Wheal Jane Engine

A Cornish mine name that couldn’t be resisted…

For my 80th birthday Jane bought me a mangle wheel. It was big, heavy and green and she carried it from Manchester to a posh Bristol hotel just for me. It caused quite a stir in the lounge.

At first I thought it was just too big and the crankshaft would need to be about a foot high but then I remembered seeing huge engines in museums with half of the flywheel sunk in a pit. Bingo! (I mean ‘eureka’)

Now I don’t like wood, you can’t weld it, thread it or rely on it to stay put, nasty stuff that keeps splitting down the grain and the worst kind of metal imaginable, but having priced up suitable boxes on Ebay I found some old damp wood in the garden and set about becoming a carpenter. Hence the lovely base that still needs finishing!The wheel was far too big for my lathe but I disked off the rim and sleeved the bore and it came up quite well. I kept the original paint finish.

I found a decent piece of 25mm brass tube for the cylinder and set about making a piston and slide valve until it occurred to me that this bore/stroke was going to need a lot of steam. Hmm. So I cheated by inserting a bit of 15mm copper tube inside the lovely brass ‘cylinder’ to make a much smaller diameter power cylinder.

Next a steam boiler was needed and I was stuck for a suitable pressure vessel but remembered using a pressure cooker in the past so I bought a lovely shiny new one on Ebay for under £10 and added the necessary fittings, copper steam pipeline and even put a bolt through the lid fitting for safety.
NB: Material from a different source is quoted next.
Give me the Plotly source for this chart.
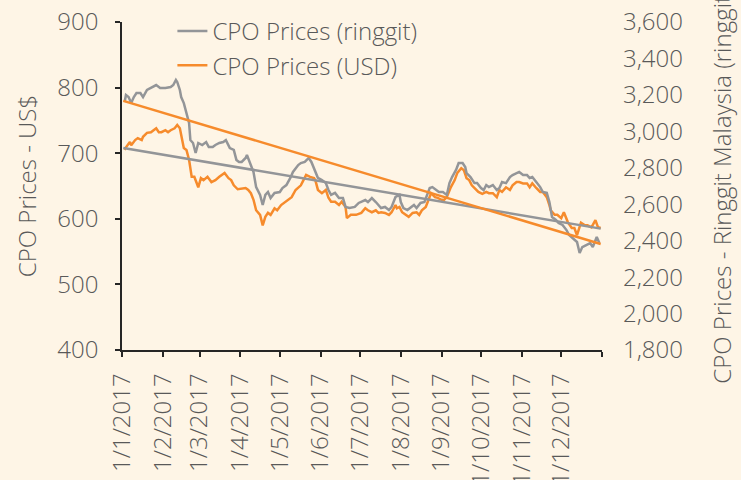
import pandas as pd
import plotly.graph_objects as go

# CPO prices in US$ (left axis)
usd_dates = [
    "2017-01-03", "2017-01-04", "2017-01-07", "2017-01-08", "2017-01-11", "2017-01-13", "2017-01-16",
    "2017-01-17", "2017-01-20", "2017-01-23", "2017-01-27", "2017-01-29", "2017-01-31",
    "2017-02-03", "2017-02-05", "2017-02-07", "2017-02-10", "2017-02-12", "2017-02-14", "2017-02-15",
    "2017-02-17", "2017-02-19", "2017-02-21", "2017-02-23", "2017-02-25", "2017-02-28",
    "2017-03-02", "2017-03-04", "2017-03-07", "2017-03-10", "2017-03-13", "2017-03-16", "2017-03-20",
    "2017-03-23", "2017-03-25", "2017-03-27", "2017-03-30",
    "2017-04-05", "2017-04-07", "2017-04-09", "2017-04-11", "2017-04-13", "2017-04-16", "2017-04-18",
    "2017-04-20", "2017-04-22", "2017-04-24", "2017-04-27", "2017-04-29",
    "2017-05-02", "2017-05-05", "2017-05-07", "2017-05-10", "2017-05-13", "2017-05-17", "2017-05-19",
    "2017-05-21", "2017-05-24", "2017-05-27", "2017-05-28", "2017-05-30",
    "2017-06-02", "2017-06-05", "2017-06-07", "2017-06-09", "2017-06-12", "2017-06-15", "2017-06-17",
    "2017-06-20", "2017-06-21", "2017-06-24", "2017-06-28",
    "2017-07-02", "2017-07-05", "2017-07-07", "2017-07-10", "2017-07-13", "2017-07-15", "2017-07-17",
    "2017-07-20", "2017-07-23", "2017-07-25", "2017-07-28", "2017-07-29", "2017-07-31",
    "2017-08-02", "2017-08-05", "2017-08-07", "2017-08-10", "2017-08-13", "2017-08-15", "2017-08-17",
    "2017-08-20", "2017-08-23", "2017-08-24", "2017-08-27", "2017-08-29",
    "2017-09-01", "2017-09-03", "2017-09-05", "2017-09-08", "2017-09-11", "2017-09-13", "2017-09-16",
    "2017-09-18", "2017-09-20", "2017-09-22", "2017-09-24", "2017-09-27", "2017-09-29",
    "2017-10-02", "2017-10-05", "2017-10-07", "2017-10-10", "2017-10-13", "2017-10-15", "2017-10-17",
    "2017-10-20", "2017-10-23", "2017-10-25", "2017-10-28", "2017-10-30",
    "2017-11-02", "2017-11-05", "2017-11-07", "2017-11-09", "2017-11-12", "2017-11-15", "2017-11-17",
    "2017-11-20", "2017-11-22", "2017-11-23", "2017-11-26", "2017-11-28",
    "2017-12-01", "2017-12-03", "2017-12-06", "2017-12-09", "2017-12-11", "2017-12-13", "2017-12-16",
    "2017-12-19", "2017-12-21", "2017-12-24", "2017-12-27", "2017-12-29", "2017-12-31",
]
usd_prices = [
    705, 709, 717, 712, 720, 723, 720, 725, 731, 732, 738, 732, 732,
    735, 732, 735, 738, 743, 738, 728, 708, 705, 690, 664, 664, 648,
    662, 659, 664, 656, 659, 664, 670, 662, 659, 651, 645,
    647, 644, 639, 629, 613, 606, 590, 603, 609, 606, 616, 613,
    621, 626, 629, 633, 644, 651, 659, 667, 664, 662, 659, 644,
    639, 644, 632, 626, 626, 621, 626, 618, 601, 606, 606,
    609, 616, 613, 610, 613, 609, 610, 609, 606, 610, 621, 616, 618,
    610, 606, 603, 609, 610, 606, 613, 618, 632, 639, 633, 632,
    629, 629, 633, 648, 659, 670, 677, 674, 662, 659, 651, 644, 641,
    638, 641, 639, 639, 633, 644, 641, 648, 644, 651, 656, 656,
    654, 654, 648, 654, 647, 641, 641, 633, 621, 613, 606, 606,
    601, 610, 595, 586, 586, 575, 594, 590, 590, 587, 598, 587, 586,
]

# CPO prices in ringgit (right axis)
myr_dates = [
    "2017-01-03", "2017-01-04", "2017-01-06", "2017-01-08", "2017-01-10", "2017-01-12", "2017-01-15",
    "2017-01-17", "2017-01-20", "2017-01-23", "2017-01-25", "2017-01-27", "2017-01-30",
    "2017-02-03", "2017-02-07", "2017-02-09", "2017-02-11", "2017-02-12", "2017-02-14", "2017-02-15",
    "2017-02-17", "2017-02-19", "2017-02-21", "2017-02-22", "2017-02-24", "2017-02-26", "2017-02-28",
    "2017-03-03", "2017-03-06", "2017-03-08", "2017-03-11", "2017-03-13", "2017-03-16", "2017-03-19",
    "2017-03-21", "2017-03-24", "2017-03-27", "2017-03-29", "2017-03-31",
    "2017-04-02", "2017-04-05", "2017-04-06", "2017-04-08", "2017-04-11", "2017-04-13", "2017-04-16",
    "2017-04-18", "2017-04-20", "2017-04-22", "2017-04-24", "2017-04-27",
    "2017-05-01", "2017-05-03", "2017-05-06", "2017-05-09", "2017-05-11", "2017-05-15", "2017-05-17",
    "2017-05-20", "2017-05-23", "2017-05-25", "2017-05-28", "2017-05-30",
    "2017-06-02", "2017-06-05", "2017-06-07", "2017-06-09", "2017-06-12", "2017-06-15", "2017-06-18",
    "2017-06-20", "2017-06-23", "2017-06-27", "2017-06-30",
    "2017-07-02", "2017-07-05", "2017-07-07", "2017-07-10", "2017-07-13", "2017-07-15", "2017-07-17",
    "2017-07-20", "2017-07-23", "2017-07-25", "2017-07-28", "2017-07-31",
    "2017-08-01", "2017-08-03", "2017-08-06", "2017-08-09", "2017-08-11", "2017-08-13", "2017-08-16",
    "2017-08-19", "2017-08-21", "2017-08-23", "2017-08-25", "2017-08-28", "2017-08-30",
    "2017-09-02", "2017-09-05", "2017-09-07", "2017-09-09", "2017-09-12", "2017-09-14", "2017-09-17",
    "2017-09-19", "2017-09-20", "2017-09-23", "2017-09-26", "2017-09-28",
    "2017-10-01", "2017-10-03", "2017-10-05", "2017-10-07", "2017-10-10", "2017-10-13", "2017-10-15",
    "2017-10-17", "2017-10-20", "2017-10-23", "2017-10-25", "2017-10-28", "2017-10-30",
    "2017-11-02", "2017-11-05", "2017-11-07", "2017-11-09", "2017-11-12", "2017-11-15", "2017-11-17",
    "2017-11-20", "2017-11-22", "2017-11-23", "2017-11-24", "2017-11-27", "2017-11-29",
    "2017-12-02", "2017-12-05", "2017-12-07", "2017-12-09", "2017-12-13", "2017-12-15", "2017-12-17",
    "2017-12-20", "2017-12-23", "2017-12-25", "2017-12-28", "2017-12-30",
]
myr_prices = [
    3161, 3199, 3188, 3155, 3188, 3210, 3210, 3188, 3227, 3238, 3243, 3254, 3238,
    3238, 3243, 3254, 3282, 3271, 3227, 3188, 3155, 3101, 3046, 2952, 2936, 2881, 2936,
    2925, 2941, 2914, 2914, 2925, 2936, 2941, 2952, 2908, 2898, 2843, 2832,
    2832, 2854, 2870, 2832, 2777, 2694, 2651, 2596, 2651, 2667, 2634, 2662,
    2667, 2689, 2705, 2744, 2777, 2815, 2826, 2832, 2854, 2832, 2777, 2744,
    2733, 2716, 2678, 2651, 2662, 2634, 2634, 2585, 2579, 2585, 2607,
    2612, 2623, 2612, 2634, 2612, 2596, 2579, 2585, 2568, 2585, 2640, 2651,
    2612, 2579, 2568, 2585, 2596, 2579, 2607, 2612, 2651, 2689, 2694, 2678, 2667,
    2667, 2651, 2716, 2749, 2788, 2826, 2826, 2804, 2771, 2749, 2716, 2716,
    2689, 2678, 2705, 2694, 2705, 2678, 2689, 2722, 2716, 2749, 2760, 2771, 2777,
    2760, 2760, 2744, 2749, 2722, 2694, 2667, 2662, 2612, 2579, 2530, 2514, 2497,
    2486, 2458, 2431, 2420, 2393, 2332, 2365, 2376, 2387, 2365, 2420, 2387,
]

# trendline end values as drawn in the original chart
trend_dates = ["2017-01-02", "2017-12-31"]
trend_myr = [3167, 2382]   # drawn in orange, right axis
trend_usd = [708, 585]     # drawn in gray, left axis

tick_dates = ["2017-%02d-01" % m for m in range(1, 13)] + ["2018-01-01"]
tick_labels = ["1/1/2017", "1/2/2017", "1/3/2017", "1/4/2017", "1/5/2017", "1/6/2017",
               "1/7/2017", "1/8/2017", "1/9/2017", "1/10/2017", "1/11/2017", "1/12/2017", ""]

GRAY = "#939598"
ORANGE = "#f68b2c"
TEXT = "#595959"
BG = "#fef5e6"

fig = go.Figure()
fig.add_trace(go.Scatter(x=pd.to_datetime(myr_dates), y=myr_prices, name="CPO Prices (ringgit)",
                         mode="lines", line=dict(color=GRAY, width=2.5), yaxis="y2"))
fig.add_trace(go.Scatter(x=pd.to_datetime(usd_dates), y=usd_prices, name="CPO Prices (USD)",
                         mode="lines", line=dict(color=ORANGE, width=2.5)))

# trendlines
fig.add_trace(go.Scatter(x=pd.to_datetime(trend_dates), y=trend_myr, mode="lines",
                         line=dict(color=ORANGE, width=2.5), yaxis="y2",
                         showlegend=False, hoverinfo="skip"))
fig.add_trace(go.Scatter(x=pd.to_datetime(trend_dates), y=trend_usd, mode="lines",
                         line=dict(color=GRAY, width=2.5), showlegend=False, hoverinfo="skip"))

font = dict(family="Open Sans", size=24, color=TEXT, weight=300)

fig.update_layout(
    width=741, height=480,
    margin=dict(l=122, r=139, t=22, b=130, autoexpand=False),
    paper_bgcolor=BG, plot_bgcolor=BG,
    font=font,
    showlegend=True,
    legend=dict(x=0.105, y=1.04, xanchor="left", yanchor="top", bgcolor="rgba(0,0,0,0)",
                font=font, tracegroupgap=0),
    xaxis=dict(type="date", range=["2017-01-01", "2018-01-01"],
               tickvals=tick_dates, ticktext=tick_labels, tickangle=-90,
               showgrid=False, zeroline=False, showline=True, linecolor="#262626", linewidth=1.5,
               ticks="outside", ticklen=5, tickcolor="#262626", tickwidth=1.5,
               ticklabelstandoff=7, tickfont=font),
    yaxis=dict(range=[400, 900], dtick=100, showgrid=False, zeroline=False,
               showline=True, linecolor="#262626", linewidth=1.5,
               ticks="outside", ticklen=5, tickcolor="#262626", tickwidth=1.5,
               ticklabelstandoff=12, tickfont=font,
               title=dict(text="CPO Prices - US$", font=font, standoff=14)),
    yaxis2=dict(range=[1800, 3600], dtick=200, overlaying="y", side="right",
                showgrid=False, zeroline=False, showline=False, tickformat=",",
                ticks="", ticklabelstandoff=20, tickfont=font,
                title=dict(text="CPO Prices - Ringgit Malaysia (ringgit)", font=font, standoff=32)),
)

fig.write_html("out.html", config={"displayModeBar": False},
               post_script="document.body.style.margin='0px';")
Heat came from a camping gas stove and the whole set up looked quite spiffing.

That small diameter cylinder and piston needed a bit of pressure to get going and I let it slowly build up to around 30psi with no leaks showing when – bloody ell there was a terrific explosion!
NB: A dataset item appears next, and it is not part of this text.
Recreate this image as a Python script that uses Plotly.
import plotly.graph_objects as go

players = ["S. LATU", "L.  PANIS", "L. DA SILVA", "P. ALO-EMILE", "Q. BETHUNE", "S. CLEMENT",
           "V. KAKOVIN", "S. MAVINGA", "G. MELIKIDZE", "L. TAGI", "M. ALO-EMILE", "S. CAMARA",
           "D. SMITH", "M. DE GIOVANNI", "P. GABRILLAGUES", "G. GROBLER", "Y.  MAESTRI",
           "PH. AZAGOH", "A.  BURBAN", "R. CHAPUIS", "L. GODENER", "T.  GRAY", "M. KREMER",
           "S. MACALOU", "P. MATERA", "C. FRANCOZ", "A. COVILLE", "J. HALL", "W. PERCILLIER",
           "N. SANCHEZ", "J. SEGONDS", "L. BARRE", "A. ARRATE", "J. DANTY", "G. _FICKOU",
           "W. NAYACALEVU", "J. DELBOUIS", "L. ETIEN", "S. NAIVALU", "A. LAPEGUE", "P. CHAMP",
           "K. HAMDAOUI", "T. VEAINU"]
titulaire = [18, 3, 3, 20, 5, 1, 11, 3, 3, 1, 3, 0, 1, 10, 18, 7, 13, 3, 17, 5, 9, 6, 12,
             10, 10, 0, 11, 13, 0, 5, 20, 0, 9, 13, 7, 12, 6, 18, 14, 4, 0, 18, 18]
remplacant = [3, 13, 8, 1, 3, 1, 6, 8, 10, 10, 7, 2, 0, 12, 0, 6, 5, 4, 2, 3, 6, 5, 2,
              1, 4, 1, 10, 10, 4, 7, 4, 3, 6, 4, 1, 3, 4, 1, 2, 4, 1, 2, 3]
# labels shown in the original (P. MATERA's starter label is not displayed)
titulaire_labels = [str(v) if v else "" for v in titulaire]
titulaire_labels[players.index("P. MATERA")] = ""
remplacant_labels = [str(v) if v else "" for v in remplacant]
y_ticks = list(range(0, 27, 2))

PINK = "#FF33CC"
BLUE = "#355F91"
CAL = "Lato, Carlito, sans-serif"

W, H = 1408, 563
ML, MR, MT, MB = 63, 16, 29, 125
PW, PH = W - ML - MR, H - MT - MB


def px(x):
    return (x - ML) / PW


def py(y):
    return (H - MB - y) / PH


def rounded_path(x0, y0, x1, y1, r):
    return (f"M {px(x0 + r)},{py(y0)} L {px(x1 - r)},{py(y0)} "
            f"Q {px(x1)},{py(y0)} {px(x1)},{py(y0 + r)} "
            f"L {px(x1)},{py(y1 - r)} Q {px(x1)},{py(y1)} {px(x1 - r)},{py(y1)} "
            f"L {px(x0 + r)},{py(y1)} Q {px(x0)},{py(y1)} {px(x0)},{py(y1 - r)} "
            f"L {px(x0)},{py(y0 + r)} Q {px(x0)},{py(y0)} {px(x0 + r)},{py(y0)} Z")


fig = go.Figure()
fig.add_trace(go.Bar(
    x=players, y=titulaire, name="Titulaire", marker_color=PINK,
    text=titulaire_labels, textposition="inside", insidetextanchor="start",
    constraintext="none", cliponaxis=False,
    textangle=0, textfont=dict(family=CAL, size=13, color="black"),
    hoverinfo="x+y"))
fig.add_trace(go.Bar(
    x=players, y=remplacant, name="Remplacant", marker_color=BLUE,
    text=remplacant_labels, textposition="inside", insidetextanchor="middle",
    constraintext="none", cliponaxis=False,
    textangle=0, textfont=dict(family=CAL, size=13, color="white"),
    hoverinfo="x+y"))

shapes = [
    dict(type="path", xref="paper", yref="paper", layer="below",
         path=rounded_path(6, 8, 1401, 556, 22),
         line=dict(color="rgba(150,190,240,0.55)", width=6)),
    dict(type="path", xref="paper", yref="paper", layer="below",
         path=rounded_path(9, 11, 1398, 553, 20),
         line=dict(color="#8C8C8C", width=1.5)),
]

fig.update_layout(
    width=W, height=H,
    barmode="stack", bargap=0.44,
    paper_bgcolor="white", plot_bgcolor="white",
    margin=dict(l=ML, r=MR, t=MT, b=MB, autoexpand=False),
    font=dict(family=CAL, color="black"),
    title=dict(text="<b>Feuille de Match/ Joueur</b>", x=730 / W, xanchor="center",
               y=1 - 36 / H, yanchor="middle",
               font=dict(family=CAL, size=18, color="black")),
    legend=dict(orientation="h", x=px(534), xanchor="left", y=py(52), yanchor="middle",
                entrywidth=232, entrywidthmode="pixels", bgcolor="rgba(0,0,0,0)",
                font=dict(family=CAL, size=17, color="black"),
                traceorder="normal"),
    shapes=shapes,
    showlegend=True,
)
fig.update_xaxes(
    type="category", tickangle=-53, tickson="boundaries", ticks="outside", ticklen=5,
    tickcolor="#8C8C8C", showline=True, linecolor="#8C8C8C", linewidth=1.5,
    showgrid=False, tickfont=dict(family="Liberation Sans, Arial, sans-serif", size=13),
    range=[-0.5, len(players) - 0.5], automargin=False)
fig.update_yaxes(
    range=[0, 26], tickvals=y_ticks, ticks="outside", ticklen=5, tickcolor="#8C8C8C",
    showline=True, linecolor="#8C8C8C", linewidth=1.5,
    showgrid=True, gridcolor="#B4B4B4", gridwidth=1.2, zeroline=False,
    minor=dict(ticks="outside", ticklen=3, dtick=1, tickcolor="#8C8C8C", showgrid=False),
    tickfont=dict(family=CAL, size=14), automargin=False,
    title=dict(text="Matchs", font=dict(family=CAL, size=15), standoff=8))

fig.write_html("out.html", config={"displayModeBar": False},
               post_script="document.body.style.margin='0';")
Something hit me in the face and the room went dark.The pressure cooker lid had blown straight off, smashing the overhead light fitting and almost penetrating the ceiling. Best I don’t dwell on this part of the Wheal Jane development but I won’t be using any cheap Chinese cooking pots ever again.
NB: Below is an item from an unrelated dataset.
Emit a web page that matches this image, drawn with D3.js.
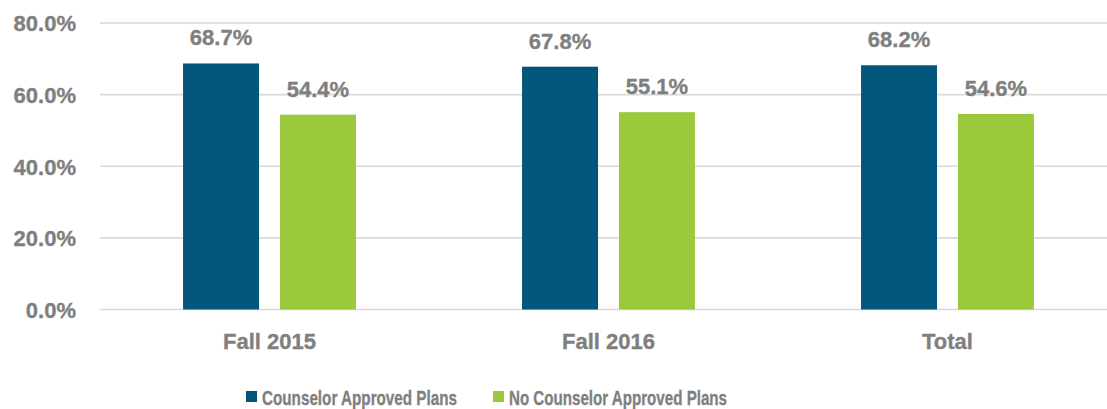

I think pressure cookers are designed to work at about 2psi and so my 30psi acting on the 10 inch lid was perhaps a trifle ambitious, you do the maths!

So plan B was necessary and a chance advert in the local website led me to buy four big empty fire extinguishers – good solid safe pressure vessels. After unscrewing the top I discovered that they are plastic lined and so useless as a boiler. Sh1t back to square one.

Small 2kg powder fire extinguishers are not lined and although the in/out fitting was a bit small I was getting desperate by this time and so opted to mount one at about 45 degrees to allow a useful water level and heating area. I bought a new one and let it off in the garden, it’s amazing how much powder they hold when you are trying to avoid attention. Then I inserted it in the side of one of those big plastic lined ones.

Another camping gas burner fitted in well and this time nothing exploded, Wheal Jane puffed merrily.

Note fake brass cylinder and double fire extinguisher boiler.